NDIS Worker Compliance Tracking: Screening, Quals and Renewals
A practical guide to NDIS worker compliance tracking: screening checks, qualifications, mandatory training and renewals before they lapse.
What worker compliance tracking actually covers
The NDIS Worker Screening Check: the non-negotiable one
Working with Children Checks and state-based checks
Mandatory training every NDIS worker needs
Qualifications, work rights and insurance
The compliance register at a glance
How this plays out in practice: onboarding one casual worker
Building the tracking system without over-buying software
Why reform makes this harder to ignore
Mistakes that competitors gloss over
Your next action
Frequently asked questions
Is the NDIS Worker Screening Check mandatory for unregistered providers?
Not in the same way it is for registered providers, who must ensure workers in risk-assessed roles hold a clearance.
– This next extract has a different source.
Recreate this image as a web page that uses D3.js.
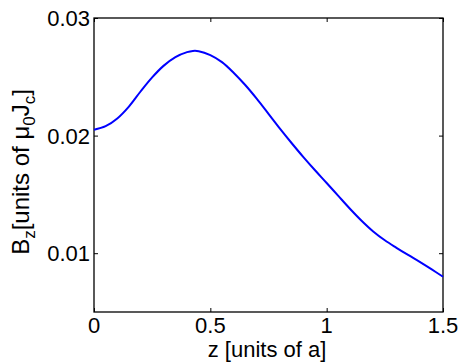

Unregistered providers are not currently compelled to use the worker screening database, though the Code of Conduct still applies to them and their workers. This is changing: the mandatory registration expansion from 1 July 2027 will bring most personal-care and daily-living providers into the audited regime, so adopting screening now is prudent. Confirm current obligations at ndiscommission.gov.au.
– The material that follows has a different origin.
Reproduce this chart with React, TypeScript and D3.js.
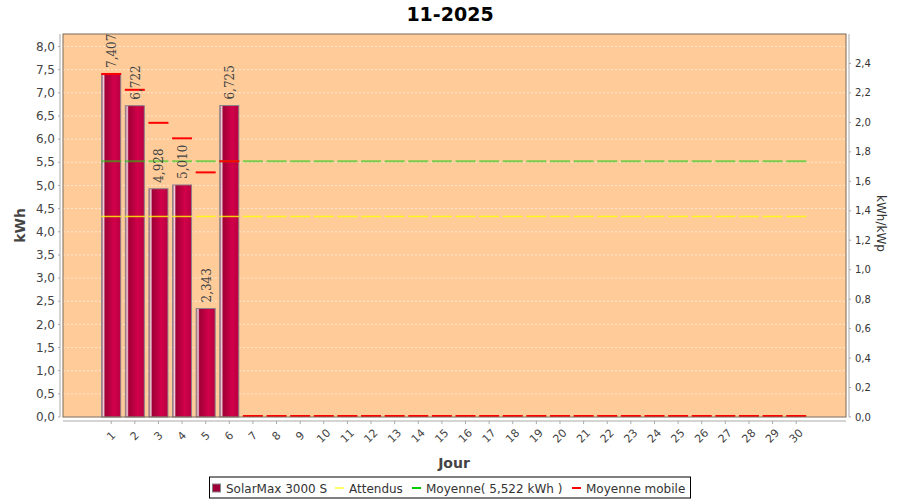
import React from "react";
import * as d3 from "d3";

const days: number[] = d3.range(1, 31);
const production: (number | null)[] = [7.407, 6.722, 4.928, 5.01, 2.343, 6.725];
const movingAvg: number[] = [7.407, 7.065, 6.352, 6.017, 5.282, 5.522,
  0, 0, 0, 0, 0, 0, 0, 0, 0, 0, 0, 0, 0, 0, 0, 0, 0, 0, 0, 0, 0, 0, 0, 0];
const expected = 4.33;
const average = 5.522;
const leftTicks: number[] = d3.range(0, 8.01, 0.5);
const rightTicks: number[] = d3.range(0, 2.41, 0.2);
const title = "11-2025";
const legendLabels = ["SolarMax 3000 S", "Attendus", "Moyenne( 5,522 kWh )", "Moyenne mobile"];

const W = 900, H = 500;
const plot = { left: 63, right: 846, top: 34, bottom: 417 };
const fmt1 = (v: number) => v.toFixed(1).replace(".", ",");
const fmt3 = (v: number) => v.toFixed(3).replace(".", ",");

export default function App() {
  const x = d3.scalePoint<number>().domain(days).range([111.2, 796.2]);
  const yL = d3.scaleLinear().domain([0, 8.27]).range([plot.bottom, plot.top]);
  const yR = d3.scaleLinear().domain([0, 2.6]).range([plot.bottom, plot.top]);
  const bw = 19;
  const sw = 20;
  const font = "DejaVu Sans, Verdana, sans-serif";

  const legendX = [212, 335, 412, 572];
  const legendTextX = [226, 349, 426, 586];

  return (
    <svg width={W} height={H} style={{ position: "absolute", left: 0, top: 0, background: "#fff" }} fontFamily={font}>
      <defs>
        <linearGradient id="barGrad" x1="0" x2="1" y1="0" y2="0">
          <stop offset="0%" stopColor="#9a5870" />
          <stop offset="10%" stopColor="#f0d4de" />
          <stop offset="18%" stopColor="#a00036" />
          <stop offset="65%" stopColor="#d2004a" />
          <stop offset="100%" stopColor="#b80040" />
        </linearGradient>
      </defs>
      <rect width={W} height={H} fill="#fff" />
      <text x={450} y={21} textAnchor="middle" fontSize={19} fontWeight="bold" fill="#000">{title}</text>

      {/* plot background */}
      <rect x={plot.left} y={plot.top} width={plot.right - plot.left} height={plot.bottom - plot.top} fill="#ffcc99" />
      {leftTicks.map((t) => (
        <line key={"g" + t} x1={plot.left} x2={plot.right} y1={yL(t)} y2={yL(t)} stroke="#fff" strokeOpacity={0.7} strokeDasharray="2,2" strokeWidth={0.8} />
      ))}

      {/* bars */}
      {production.map((v, i) =>
        v == null ? null : (
          <rect key={"b" + i} x={x(days[i])! - bw / 2} y={yL(v)} width={bw} height={plot.bottom - yL(v)}
            fill="url(#barGrad)" stroke="#8c8088" strokeWidth={1} />
        )
      )}

      {/* expected (yellow) */}
      {days.map((d) => (
        <line key={"y" + d} x1={x(d)! - sw / 2} x2={x(d)! + sw / 2} y1={yL(expected)} y2={yL(expected)} stroke="#ffff00" strokeOpacity={0.8} strokeWidth={1.5} />
      ))}
      {/* average (green) */}
      {days.map((d) => (
        <line key={"a" + d} x1={x(d)! - sw / 2} x2={x(d)! + sw / 2} y1={yL(average)} y2={yL(average)} stroke="#22cc11" strokeOpacity={0.6} strokeWidth={2} />
      ))}
      {/* moving average (red) */}
      {movingAvg.map((v, i) => (
        <line key={"m" + i} x1={x(days[i])! - sw / 2} x2={x(days[i])! + sw / 2} y1={yL(v) - (v === 0 ? 1 : 0)} y2={yL(v) - (v === 0 ? 1 : 0)} stroke="#ff0000" strokeWidth={2} />
      ))}

      {/* value labels */}
      {production.map((v, i) =>
        v == null ? null : (
          <text key={"l" + i} transform={`translate(${x(days[i])! + 5},${yL(v) - 6}) rotate(-90)`} fontFamily="DejaVu Serif, serif" fontSize={12} fill="#444">{fmt3(v)}</text>
        )
      )}

      <rect x={plot.left} y={plot.top} width={plot.right - plot.left} height={plot.bottom - plot.top} fill="none" stroke="#7a6a5a" strokeWidth={1} />

      {/* left axis */}
      <line x1={60} x2={60} y1={plot.top} y2={plot.bottom} stroke="#aaa" />
      {leftTicks.map((t) => (
        <g key={"lt" + t}>
          <line x1={58} x2={60} y1={yL(t)} y2={yL(t)} stroke="#aaa" />
          <text x={55} y={yL(t)} dy="0.35em" textAnchor="end" fontSize={12} fill="#444">{fmt1(t)}</text>
        </g>
      ))}
      <text transform={`translate(25,${(plot.top + plot.bottom) / 2}) rotate(-90)`} textAnchor="middle" fontSize={14} fontWeight="bold" fill="#444">kWh</text>

      {/* right axis */}
      <line x1={849} x2={849} y1={plot.top} y2={plot.bottom} stroke="#aaa" />
      {rightTicks.map((t) => (
        <g key={"rt" + t}>
          <line x1={849} x2={851} y1={yR(t)} y2={yR(t)} stroke="#aaa" />
          <text x={855} y={yR(t)} dy="0.35em" fontSize={10} fill="#333">{fmt1(t)}</text>
        </g>
      ))}
      <text transform={`translate(877,${(plot.top + plot.bottom) / 2 - 2}) rotate(90)`} textAnchor="middle" fontSize={12} fill="#333">kWh/kWp</text>

      {/* bottom axis */}
      <line x1={plot.left} x2={plot.right} y1={421} y2={421} stroke="#aaa" />
      {days.map((d) => (
        <g key={"xt" + d}>
          <line x1={x(d)} x2={x(d)} y1={421} y2={424} stroke="#aaa" />
          <text transform={`translate(${x(d)},436) rotate(-45)`} textAnchor="middle" dominantBaseline="central" fontSize={11} fill="#444">{d}</text>
        </g>
      ))}
      <text x={454} y={468} textAnchor="middle" fontSize={14} fontWeight="bold" fill="#444">Jour</text>

      {/* legend */}
      <rect x={209.5} y={477} width={481} height={21} fill="#fff" stroke="#000" strokeWidth={1} />
      <rect x={legendX[0] + 0.5} y={484} width={8} height={8} fill="#a0003a" stroke="#888" />
      <line x1={legendX[1]} x2={legendX[1] + 9} y1={488} y2={488} stroke="#ffff66" strokeWidth={2} />
      <line x1={legendX[2]} x2={legendX[2] + 9} y1={488} y2={488} stroke="#00cc00" strokeWidth={2} />
      <line x1={legendX[3]} x2={legendX[3] + 9} y1={488} y2={488} stroke="#ff0000" strokeWidth={2} />
      {legendLabels.map((l, i) => (
        <text key={"lg" + i} x={legendTextX[i]} y={492.5} fontSize={12} fill="#333">{l}</text>
      ))}
    </svg>
  );
}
How long is an NDIS Worker Screening Check valid?
A clearance is generally valid for five years, but it can be suspended or revoked earlier if the worker's circumstances change or new information emerges. Because it is continuously monitored, you should link each worker to your organisation in the NDIS Commission portal so you are notified of any status change between renewals. Confirm the exact validity period and any state-specific conditions with your worker screening unit.
What is the difference between a police check and the NDIS Worker Screening Check?
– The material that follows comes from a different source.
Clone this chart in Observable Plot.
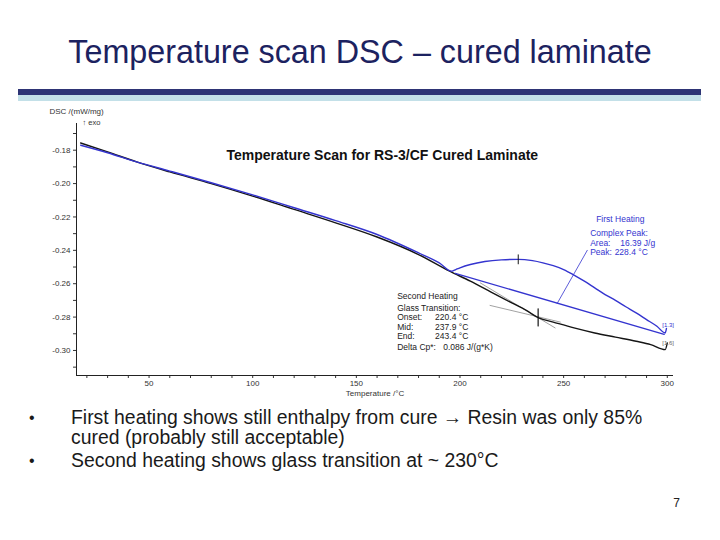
<!DOCTYPE html>
<html>
<head>
<meta charset="utf-8">
<script src="https://cdn.jsdelivr.net/npm/d3@7"></script>
<script src="https://cdn.jsdelivr.net/npm/@observablehq/plot@0.6"></script>
<style>
  body { margin: 0; background: #fff; }
  #slide { position: relative; width: 720px; height: 540px; background: #fff; font-family: "Liberation Sans", Arial, sans-serif; overflow: hidden; }
  .abs { position: absolute; }
  #title { left: 0; width: 720px; top: 34px; height: 36px; line-height: 36px; text-align: center; font-size: 32.3px; color: #1c2260; }
  #bar1 { left: 18px; width: 683px; top: 89px; height: 6px; background: #2e3475; }
  #bar2 { left: 18px; width: 683px; top: 95px; height: 6px; background: #c3e0e8; }
  #chart { left: 0; top: 102px; }
  .bl { font-size: 19.4px; line-height: 19px; height: 19px; color: #1a1a1a; white-space: nowrap; }
  .dot { font-size: 16px; }
  #pg { left: 660px; top: 496px; width: 20px; text-align: right; font-size: 12px; color: #222; }
</style>
</head>
<body>
<div id="slide">
  <div id="title" class="abs"></div>
  <div id="bar1" class="abs"></div>
  <div id="bar2" class="abs"></div>
  <div id="chart" class="abs"></div>
  <div class="abs bl dot" style="left:29px;top:408px;">•</div>
  <div class="abs bl" id="b1a" style="left:71px;top:408px;"></div>
  <div class="abs bl" id="b1b" style="left:71px;top:428px;"></div>
  <div class="abs bl dot" style="left:29px;top:451px;">•</div>
  <div class="abs bl" id="b2" style="left:71px;top:451px;"></div>
  <div id="pg" class="abs"></div>
</div>
<script>
// ---- slide texts ----
const slideTitle = "Temperature scan DSC – cured laminate";
const bulletLines = [
  "First heating shows still enthalpy from cure → Resin was only 85%",
  "cured (probably still acceptable)",
  "Second heating shows glass transition at ~ 230°C"
];
const pageNumber = "7";

// ---- chart data (temperature °C, DSC mW/mg) ----
// Second heating (black)
const temp2 = [17, 30, 44, 60, 80, 100, 120, 140, 160, 180, 195, 205, 215, 225, 232, 238, 245, 255, 265, 275, 285, 292, 299, 300];
const dsc2  = [-0.1757, -0.181, -0.187, -0.193, -0.200, -0.2075, -0.2155, -0.2235, -0.232, -0.2425, -0.2525, -0.2585, -0.265, -0.2715, -0.276, -0.2805, -0.283, -0.2865, -0.2895, -0.292, -0.2945, -0.2965, -0.2995, -0.2955];
// First heating (blue)
const temp1 = [17, 30, 44, 60, 80, 100, 120, 140, 160, 180, 190, 196, 198, 200, 205, 212, 220, 228, 235, 240, 245, 250, 255, 260, 265, 270, 275, 280, 285, 290, 295, 299, 299.6];
const dsc1  = [-0.177, -0.1815, -0.187, -0.1925, -0.1995, -0.2068, -0.2145, -0.2222, -0.2305, -0.2415, -0.2475, -0.2525, -0.2515, -0.2505, -0.2485, -0.2467, -0.2457, -0.2454, -0.2462, -0.2475, -0.2492, -0.2515, -0.2548, -0.2585, -0.2625, -0.2665, -0.270, -0.2738, -0.2775, -0.2815, -0.2855, -0.2895, -0.2868];
// First-heating integration baseline (blue straight line)
const baseT = [197.7, 298.5];
const baseD = [-0.2538, -0.2904];
// Annotation pointer to peak area
const pointerT = [261.4, 246.9];
const pointerD = [-0.2400, -0.2718];
// Glass-transition construction lines (grey)
const tangentA_T = [214.5, 248.4];
const tangentA_D = [-0.2730, -0.2830];
const tangentB_T = [209.8, 245.9];
const tangentB_D = [-0.2595, -0.2865];
// Marker ticks (peak on blue, midpoint on black)
const peakMarkT = [228.1, 228.1];
const peakMarkD = [-0.2427, -0.2481];
const midMarkT = [237.7, 237.7];
const midMarkD = [-0.2750, -0.2853];

// axes
const xMajor = [50, 100, 150, 200, 250, 300];
const xMinor = [20, 30, 40, 60, 70, 80, 90, 110, 120, 130, 140, 160, 170, 180, 190, 210, 220, 230, 240, 260, 270, 280, 290];
const yMajor = [-0.18, -0.20, -0.22, -0.24, -0.26, -0.28, -0.30];
const yMinor = [-0.17, -0.19, -0.21, -0.23, -0.25, -0.27, -0.29, -0.31];
const xDomain = [15, 303];
const yDomain = [-0.315, -0.164];

// chart texts
const chartTitle = "Temperature Scan for RS-3/CF Cured Laminate";
const xLabel = "Temperature /°C";
const yLabel = "DSC /(mW/mg)";
const exoLabel = "↑ exo";
const firstHeader = "First Heating";
const firstLabels = ["Complex Peak:", "Area:", "Peak:"];
const firstValues = ["", "16.39 J/g", "228.4 °C"];
const secondHeader = "Second Heating";
const secondLabels = ["Glass Transition:", "Onset:", "Mid:", "End:", "Delta Cp*:"];
const secondValues = ["", "220.4 °C", "237.9 °C", "243.4 °C", "0.086 J/(g*K)"];
const curveTags = ["[1.3]", "[1.6]"];

// ---- build page ----
document.getElementById("title").textContent = slideTitle;
document.getElementById("b1a").textContent = bulletLines[0];
document.getElementById("b1b").textContent = bulletLines[1];
document.getElementById("b2").textContent = bulletLines[2];
document.getElementById("pg").textContent = pageNumber;

const BLUE = "#3434cf";
const BLACK = "#151515";
const GREY = "#8a8a8a";
const zip = (xs, ys) => xs.map((x, i) => ({x, y: ys[i]}));

// annotation anchors (data units)
const firstRows = [
  {x: 265.7, y: -0.2211, t: firstHeader, w: "bold"},
  {x: 262.8, y: -0.2295, t: firstLabels[0], w: "normal"},
  {x: 262.8, y: -0.2355, t: firstLabels[1], w: "normal"},
  {x: 277.3, y: -0.2355, t: firstValues[1], w: "normal"},
  {x: 262.8, y: -0.2409, t: firstLabels[2], w: "normal"},
  {x: 274.6, y: -0.2409, t: firstValues[2], w: "normal"}
];
const secY = [-0.2750, -0.2804, -0.2858, -0.2912, -0.2978];
const secVX = [188.0, 188.0, 188.0, 188.0, 191.9];
const secondRows = [{x: 169.7, y: -0.2678, t: secondHeader, w: "bold"}];
secondLabels.forEach((t, i) => secondRows.push({x: 169.7, y: secY[i], t, w: "normal"}));
secondValues.forEach((t, i) => { if (t) secondRows.push({x: secVX[i], y: secY[i], t, w: "normal"}); });

const chart = Plot.plot({
  width: 720,
  height: 300,
  marginLeft: 76,
  marginRight: 47,
  marginTop: 21,
  marginBottom: 27,
  style: {fontFamily: "'Liberation Sans', Arial, sans-serif", fontSize: "8px", color: "#333", background: "transparent"},
  x: {domain: xDomain},
  y: {domain: yDomain},
  marks: [
    Plot.axisX({ticks: xMajor, tickSize: 3, tickPadding: 2, tickFormat: d => String(d), label: null, stroke: "#333"}),
    Plot.axisX({ticks: xMinor, tickSize: 3, tickFormat: () => "", label: null, stroke: "#333"}),
    Plot.axisY({ticks: yMajor, tickSize: 3, tickPadding: 3, tickFormat: d => d.toFixed(2), label: null, stroke: "#333"}),
    Plot.axisY({ticks: yMinor, tickSize: 3, tickFormat: () => "", label: null, stroke: "#333"}),
    Plot.ruleY([yDomain[0]], {stroke: "#222", strokeWidth: 1}),
    Plot.ruleX([xDomain[0]], {stroke: "#222", strokeWidth: 1}),
    Plot.text([xLabel], {frameAnchor: "bottom", dy: 20, fontSize: 8, fill: "#333"}),
    Plot.text([yLabel], {frameAnchor: "top-left", textAnchor: "start", dx: -27, dy: -15, fontSize: 8, fill: "#333"}),
    Plot.text([exoLabel], {frameAnchor: "top-left", textAnchor: "start", dx: 6, dy: -4, fontSize: 7.5, fill: "#333"}),
    // construction lines
    Plot.line(zip(tangentA_T, tangentA_D), {x: "x", y: "y", stroke: GREY, strokeWidth: 0.8}),
    Plot.line(zip(tangentB_T, tangentB_D), {x: "x", y: "y", stroke: GREY, strokeWidth: 0.8}),
    // curves
    Plot.line(zip(temp2, dsc2), {x: "x", y: "y", stroke: BLACK, strokeWidth: 1.4, curve: "monotone-x"}),
    Plot.line(zip(temp1, dsc1), {x: "x", y: "y", stroke: BLUE, strokeWidth: 1.4, curve: "monotone-x"}),
    Plot.line(zip(baseT, baseD), {x: "x", y: "y", stroke: BLUE, strokeWidth: 1.3}),
    Plot.line(zip(pointerT, pointerD), {x: "x", y: "y", stroke: BLUE, strokeWidth: 0.8}),
    Plot.line(zip(peakMarkT, peakMarkD), {x: "x", y: "y", stroke: BLACK, strokeWidth: 1}),
    Plot.line(zip(midMarkT, midMarkD), {x: "x", y: "y", stroke: BLACK, strokeWidth: 1.2}),
    // annotations
    Plot.text([chartTitle], {x: () => 162.5, y: () => -0.1833, fontSize: 14, fontWeight: "bold", fill: "#111"}),
    Plot.text(firstRows, {x: "x", y: "y", text: "t", textAnchor: "start", fontSize: 8.5, fontWeight: d => d.w, fill: BLUE}),
    Plot.text(secondRows, {x: "x", y: "y", text: "t", textAnchor: "start", fontSize: 8.5, fontWeight: d => d.w, fill: "#222"}),
    Plot.text([curveTags[0]], {x: () => 297.6, y: () => -0.2846, textAnchor: "start", fontSize: 6, fill: BLUE}),
    Plot.text([curveTags[1]], {x: () => 297.6, y: () => -0.2954, textAnchor: "start", fontSize: 6, fill: "#666"})
  ]
});
document.getElementById("chart").appendChild(chart);
</script>
</body>
</html>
They are different instruments and are not interchangeable. A national police check reports criminal history at a point in time, while the NDIS Worker Screening Check draws on a broader dataset — including disciplinary and non-conviction information — and is continuously monitored and portable across employers. Registered providers must rely on the NDIS Worker Screening Check for risk-assessed roles, not a police check alone.
What mandatory training do NDIS support workers need?
At minimum, the NDIS Commission's free Worker Orientation Module ('Quality, Safety and You'), plus first aid and current CPR. Role-specific requirements add more — for example competency sign-off against the high-intensity support skills descriptors for complex personal care. Track CPR separately from first aid, as CPR is commonly refreshed annually while first aid runs longer; confirm current intervals with your registered training organisation.
Do I need compliance software or is a spreadsheet enough?
A structured spreadsheet with real expiry dates and 60/30-day flags is enough for a small provider, provided one person owns the weekly review and you store the underlying evidence. Dedicated software earns its cost past roughly 15 to 25 workers, or when you carry multi-state checks and high-intensity sign-offs. Auditors assess your evidence and process, not your software choice, so buy tools to remove real friction rather than for reassurance.